When Art Becomes a Sacred Language

Carol Doran. PHOTO COURTESY OF CAROL DORAN

Carolyn is a local artist who works in oil and cold wax — a demanding and tactile medium. She describes her process as a meditation.

She began her life in Montana.  Her father was Blackfeet Indian, and her mother was white. She and her four siblings lived near the reservation and in low income housing, surrounded by their grandmother and aunts and cousins. Sadly, when Carolyn was four years old, that family structure disintegrated.

All five children were placed in foster care and separated.  Carolyn and her two older sisters went to live in the suburbs with a middle-class family, while her younger brother and sister moved to the mountains with another.

Although she doesn’t remember much about that transition, she often imagines it must have felt like waking up on another planet — with everything familiar suddenly gone.

Carolyn says she was fortunate that they remained close to their grandmother and father, traveling often from the Denver area back to Montana to spend summers and school breaks with them.

When did you first know you were creative?

Carolyn, a lifelong artist, was known as “the artist in the family.”  Her parents encouraged her creativity from an early age.

Her Process

She describes painting as “a journey with an unknown ending.”  For her, the act of painting is a solitary and inward process — quiet, meditative, and ultimately an offering to the sacred.

Carolyn begins by laying down multiple layers of contrasting color, mixing oil paint with cold wax to build body and depth.  She adds and subtracts — layering more paint or scratching, gouging, or scraping away to reveal what lies beneath.

She incorporates marks, textures, colors, and lines to tell each painting’s particular story. The mark-making, she says, “could be inspired by a satellite image, a poetic phrase, or it could be angry slashes or soft lines.”

At times, she works by “reducing — excavating to show what lies beneath — or adding to create topography.”

Unique to her work is the inclusion of physical materials: bones, hair, dirt, leaves, letters, or bits of insects.  “Sometimes my work feels like an animal hide — soft and worn — showing the beauty of the scar,” she says.

What inspires or influences your work?

Life experiences, people, and landscapes deeply influence Carolyn’s art.  Inspiration might begin with a phrase, a place, a memory, or a feeling.  She finds it in poetry, nature, music, or a fleeting recollection.

She is especially influenced by her grandmother, her origins, her Blackfeet heritage, and what she calls her “blended identity.”

More recently, Carolyn’s work has been shaped by the devastating loss of her son.  While her art reflects that grief, she has been surprised to find that her color palette has become vibrant rather than dark.  In her piece Laughter From My Startled Mouth, for instance, bright yellows, reds, and greens dominate the canvas.

Her life experiences — both joyful and painful — continue to inform and inspire her work.

What challenges have you experienced in making art or with creative blocks?

Carolyn reflects that raising children and building a career often took precedence in her life as a woman.  Time was always scarce, and she often found herself trying to please others — struggling with the difficulty of putting herself first.

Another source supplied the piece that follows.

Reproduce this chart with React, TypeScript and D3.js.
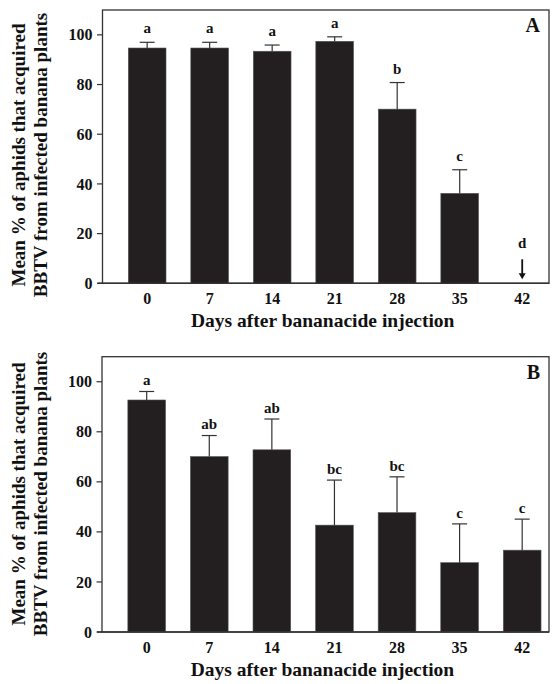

One of her proudest accomplishments was returning to school in her 40s to pursue her lifelong dream of attending art school.  Finding her voice as an artist and being accepted into the CORE Art Space Gallery have been, she says, profound affirmations of her work.

When asked how art feeds her soul, Carolyn’s first response was simple: “It just does.”  She explains that art is so much a part of her that when she’s away from the studio too long, she feels a pull — a nudge — to return.

What do you see yourself doing creatively in the future?

While Carolyn loves working with oil and cold wax, she is also passionate about printmaking.  She is currently foraging organic plants and minerals to create handmade inks and pigments.

In her refrigerator, she keeps a small stash of materials — rabbitbrush for a yellow hue and copper tubing with vinegar for a beautiful blue.  She would like to one day teach others how to make their own natural inks and pigments, as well as how to work with cold wax.

What encouragement would you give to other artists?

Carolyn believes that everyone is creative — and that creativity itself is a reflection of the divine.  She reminds us that creativity is fragile, urging kindness and tenderness, and encouraging others not to crush enthusiasm — in themselves or in others.

She also shares her theory on art or learning anything new: to become better than 80% of others working in the same medium, one must study it for at least two years — and, most importantly, become comfortable with being a beginner.

Last Words

“My work is my visual language that represents my history.  I offer it to the viewer to have their own experience. What will you represent?”

To see Carolyn’s work in person, she will have some pieces in the Core Art Space Holiday Show until December 21st.